For the data below, transcribe the part that opens with the line containing "Recreate this image" and closes with the line containing "import plotly.graph_objects as go", exactly and with no pictures.

[Rows from a dataset of charts and code]
= = = = = = =
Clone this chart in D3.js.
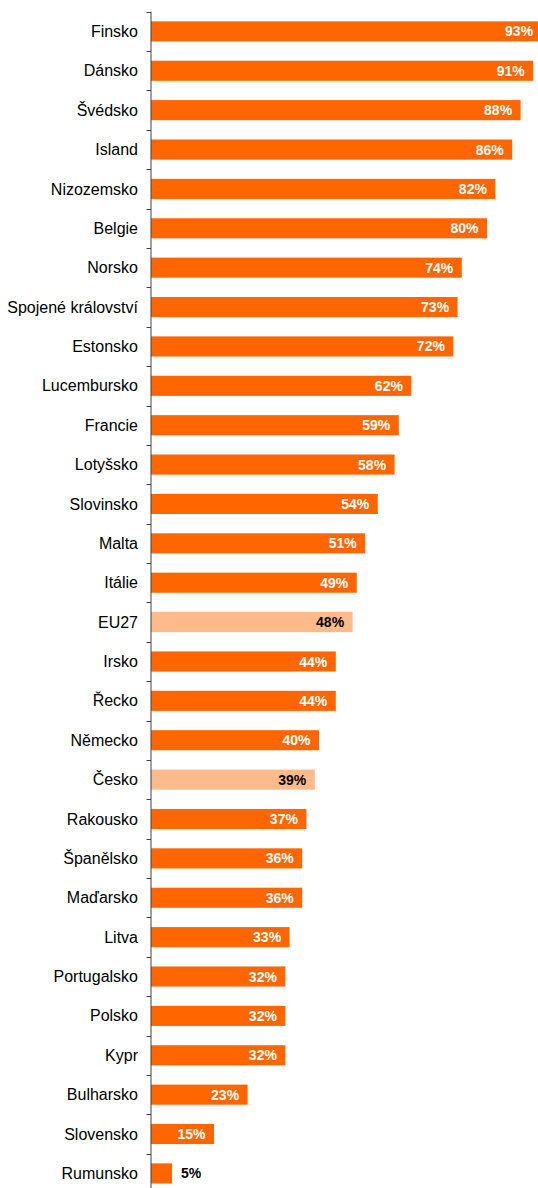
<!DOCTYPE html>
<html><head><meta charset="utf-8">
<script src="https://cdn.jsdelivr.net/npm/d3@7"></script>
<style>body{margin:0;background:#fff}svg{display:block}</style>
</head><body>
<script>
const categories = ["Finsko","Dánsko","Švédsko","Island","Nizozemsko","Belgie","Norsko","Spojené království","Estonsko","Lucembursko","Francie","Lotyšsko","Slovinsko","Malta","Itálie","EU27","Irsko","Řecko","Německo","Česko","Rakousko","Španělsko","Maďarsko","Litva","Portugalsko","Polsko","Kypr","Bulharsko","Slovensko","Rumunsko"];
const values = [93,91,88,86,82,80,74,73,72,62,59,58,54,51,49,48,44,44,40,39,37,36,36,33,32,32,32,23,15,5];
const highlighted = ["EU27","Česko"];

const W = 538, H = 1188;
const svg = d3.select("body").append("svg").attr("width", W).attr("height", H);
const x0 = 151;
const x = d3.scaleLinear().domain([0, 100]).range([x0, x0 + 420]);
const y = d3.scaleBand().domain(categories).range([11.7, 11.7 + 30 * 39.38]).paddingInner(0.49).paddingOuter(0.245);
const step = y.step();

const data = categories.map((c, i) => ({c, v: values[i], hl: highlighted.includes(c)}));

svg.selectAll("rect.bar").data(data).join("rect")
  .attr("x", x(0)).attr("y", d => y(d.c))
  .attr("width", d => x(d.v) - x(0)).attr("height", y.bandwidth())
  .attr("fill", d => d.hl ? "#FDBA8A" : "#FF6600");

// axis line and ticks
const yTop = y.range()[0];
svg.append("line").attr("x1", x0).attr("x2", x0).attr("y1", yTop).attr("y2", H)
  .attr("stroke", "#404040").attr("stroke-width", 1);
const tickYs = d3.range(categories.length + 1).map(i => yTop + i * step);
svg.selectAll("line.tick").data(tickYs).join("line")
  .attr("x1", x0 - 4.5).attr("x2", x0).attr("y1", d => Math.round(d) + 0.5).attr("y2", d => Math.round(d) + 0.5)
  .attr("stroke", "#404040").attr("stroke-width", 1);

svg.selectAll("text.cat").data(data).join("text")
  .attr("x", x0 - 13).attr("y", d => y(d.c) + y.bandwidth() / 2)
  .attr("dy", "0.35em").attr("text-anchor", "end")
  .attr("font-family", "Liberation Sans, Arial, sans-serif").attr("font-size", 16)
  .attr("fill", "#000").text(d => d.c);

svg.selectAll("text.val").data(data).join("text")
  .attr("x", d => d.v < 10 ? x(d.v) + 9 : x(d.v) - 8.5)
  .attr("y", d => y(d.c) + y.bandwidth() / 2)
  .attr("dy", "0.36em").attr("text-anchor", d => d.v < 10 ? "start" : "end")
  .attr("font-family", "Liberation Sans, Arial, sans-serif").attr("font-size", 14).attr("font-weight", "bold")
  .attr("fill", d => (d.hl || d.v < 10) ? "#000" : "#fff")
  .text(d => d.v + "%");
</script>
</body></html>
= = = = = = =
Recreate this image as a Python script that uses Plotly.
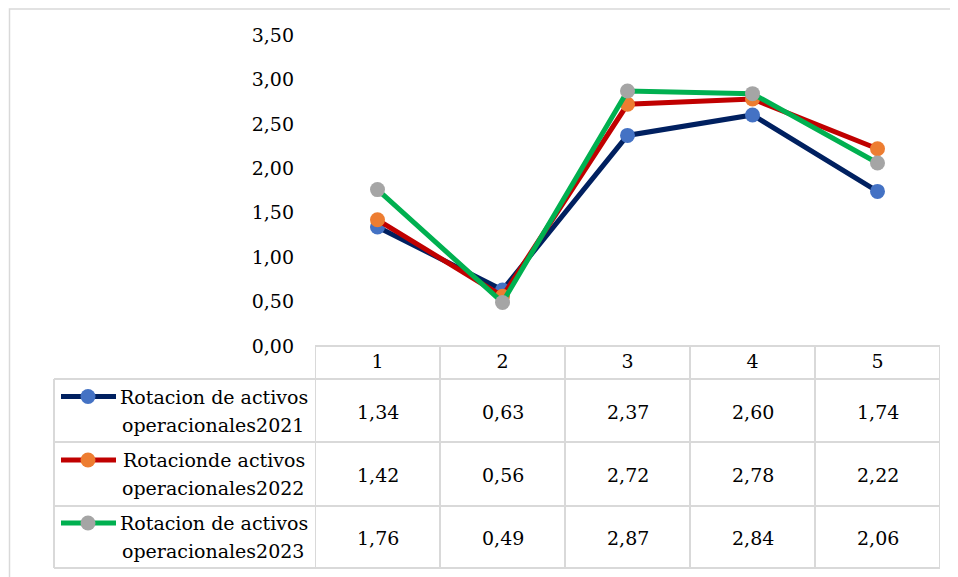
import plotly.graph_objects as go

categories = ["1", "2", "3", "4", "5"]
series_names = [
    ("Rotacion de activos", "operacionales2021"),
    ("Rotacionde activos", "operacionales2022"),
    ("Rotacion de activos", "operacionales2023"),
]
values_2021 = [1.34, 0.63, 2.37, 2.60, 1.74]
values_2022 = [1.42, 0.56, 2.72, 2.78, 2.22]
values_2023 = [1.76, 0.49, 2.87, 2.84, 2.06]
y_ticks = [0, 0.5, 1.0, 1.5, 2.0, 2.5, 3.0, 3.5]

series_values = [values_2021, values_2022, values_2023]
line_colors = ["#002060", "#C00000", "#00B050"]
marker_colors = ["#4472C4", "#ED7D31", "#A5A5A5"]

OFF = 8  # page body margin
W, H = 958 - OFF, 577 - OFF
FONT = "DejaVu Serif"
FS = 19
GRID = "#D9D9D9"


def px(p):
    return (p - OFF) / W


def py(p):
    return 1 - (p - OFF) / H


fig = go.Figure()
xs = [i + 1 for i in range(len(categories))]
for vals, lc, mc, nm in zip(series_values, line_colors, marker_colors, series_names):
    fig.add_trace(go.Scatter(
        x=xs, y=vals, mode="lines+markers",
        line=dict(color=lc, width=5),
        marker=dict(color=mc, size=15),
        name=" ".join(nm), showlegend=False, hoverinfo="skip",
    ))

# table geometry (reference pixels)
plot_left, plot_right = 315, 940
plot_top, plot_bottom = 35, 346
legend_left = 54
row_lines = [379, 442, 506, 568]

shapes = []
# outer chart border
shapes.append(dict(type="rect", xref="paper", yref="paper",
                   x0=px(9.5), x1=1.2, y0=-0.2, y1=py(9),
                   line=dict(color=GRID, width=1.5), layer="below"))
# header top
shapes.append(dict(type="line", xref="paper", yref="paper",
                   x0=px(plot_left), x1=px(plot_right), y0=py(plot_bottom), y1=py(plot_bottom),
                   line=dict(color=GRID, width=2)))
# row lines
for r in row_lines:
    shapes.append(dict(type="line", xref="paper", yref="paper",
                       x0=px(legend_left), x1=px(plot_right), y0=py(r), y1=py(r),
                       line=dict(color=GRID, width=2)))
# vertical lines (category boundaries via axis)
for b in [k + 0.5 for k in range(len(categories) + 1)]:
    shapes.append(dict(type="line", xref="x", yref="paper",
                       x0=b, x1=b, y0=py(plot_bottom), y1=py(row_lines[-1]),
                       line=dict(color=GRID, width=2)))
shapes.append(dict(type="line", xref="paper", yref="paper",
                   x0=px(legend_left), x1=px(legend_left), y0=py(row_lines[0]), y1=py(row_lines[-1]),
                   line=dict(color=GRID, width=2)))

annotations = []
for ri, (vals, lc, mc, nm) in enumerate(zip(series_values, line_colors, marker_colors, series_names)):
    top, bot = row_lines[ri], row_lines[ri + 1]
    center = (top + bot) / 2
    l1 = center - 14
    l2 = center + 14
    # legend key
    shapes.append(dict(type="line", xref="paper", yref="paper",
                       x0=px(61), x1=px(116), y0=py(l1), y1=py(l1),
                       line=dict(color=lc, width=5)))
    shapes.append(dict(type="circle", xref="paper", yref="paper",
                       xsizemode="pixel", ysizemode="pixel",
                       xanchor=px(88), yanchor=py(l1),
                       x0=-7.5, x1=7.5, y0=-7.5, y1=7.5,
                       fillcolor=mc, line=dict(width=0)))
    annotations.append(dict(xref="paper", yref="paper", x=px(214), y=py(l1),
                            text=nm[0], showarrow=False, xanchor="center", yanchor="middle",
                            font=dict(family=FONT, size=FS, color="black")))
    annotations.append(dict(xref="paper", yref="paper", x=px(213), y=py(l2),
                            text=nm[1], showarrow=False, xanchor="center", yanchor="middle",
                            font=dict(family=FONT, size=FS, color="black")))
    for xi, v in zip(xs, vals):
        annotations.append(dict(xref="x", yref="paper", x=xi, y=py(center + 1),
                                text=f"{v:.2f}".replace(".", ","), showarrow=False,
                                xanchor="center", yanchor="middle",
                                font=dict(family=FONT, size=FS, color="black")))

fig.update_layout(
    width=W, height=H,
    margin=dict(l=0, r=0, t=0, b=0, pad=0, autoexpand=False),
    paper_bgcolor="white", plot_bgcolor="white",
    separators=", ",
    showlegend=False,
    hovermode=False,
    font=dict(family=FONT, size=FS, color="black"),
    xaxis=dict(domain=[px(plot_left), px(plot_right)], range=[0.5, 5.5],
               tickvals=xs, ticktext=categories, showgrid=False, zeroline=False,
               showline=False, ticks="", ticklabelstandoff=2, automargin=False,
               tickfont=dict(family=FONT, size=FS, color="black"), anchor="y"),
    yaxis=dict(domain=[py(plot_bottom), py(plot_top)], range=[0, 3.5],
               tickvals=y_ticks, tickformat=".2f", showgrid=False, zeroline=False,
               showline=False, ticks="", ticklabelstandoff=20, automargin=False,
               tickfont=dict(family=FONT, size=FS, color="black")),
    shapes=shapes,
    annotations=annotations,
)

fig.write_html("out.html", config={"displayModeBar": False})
= = = = = = =
▶ _SOLUTION TO THIS PROBLEM_:
Recreate this image as a Python script that uses Plotly.
import plotly.graph_objects as go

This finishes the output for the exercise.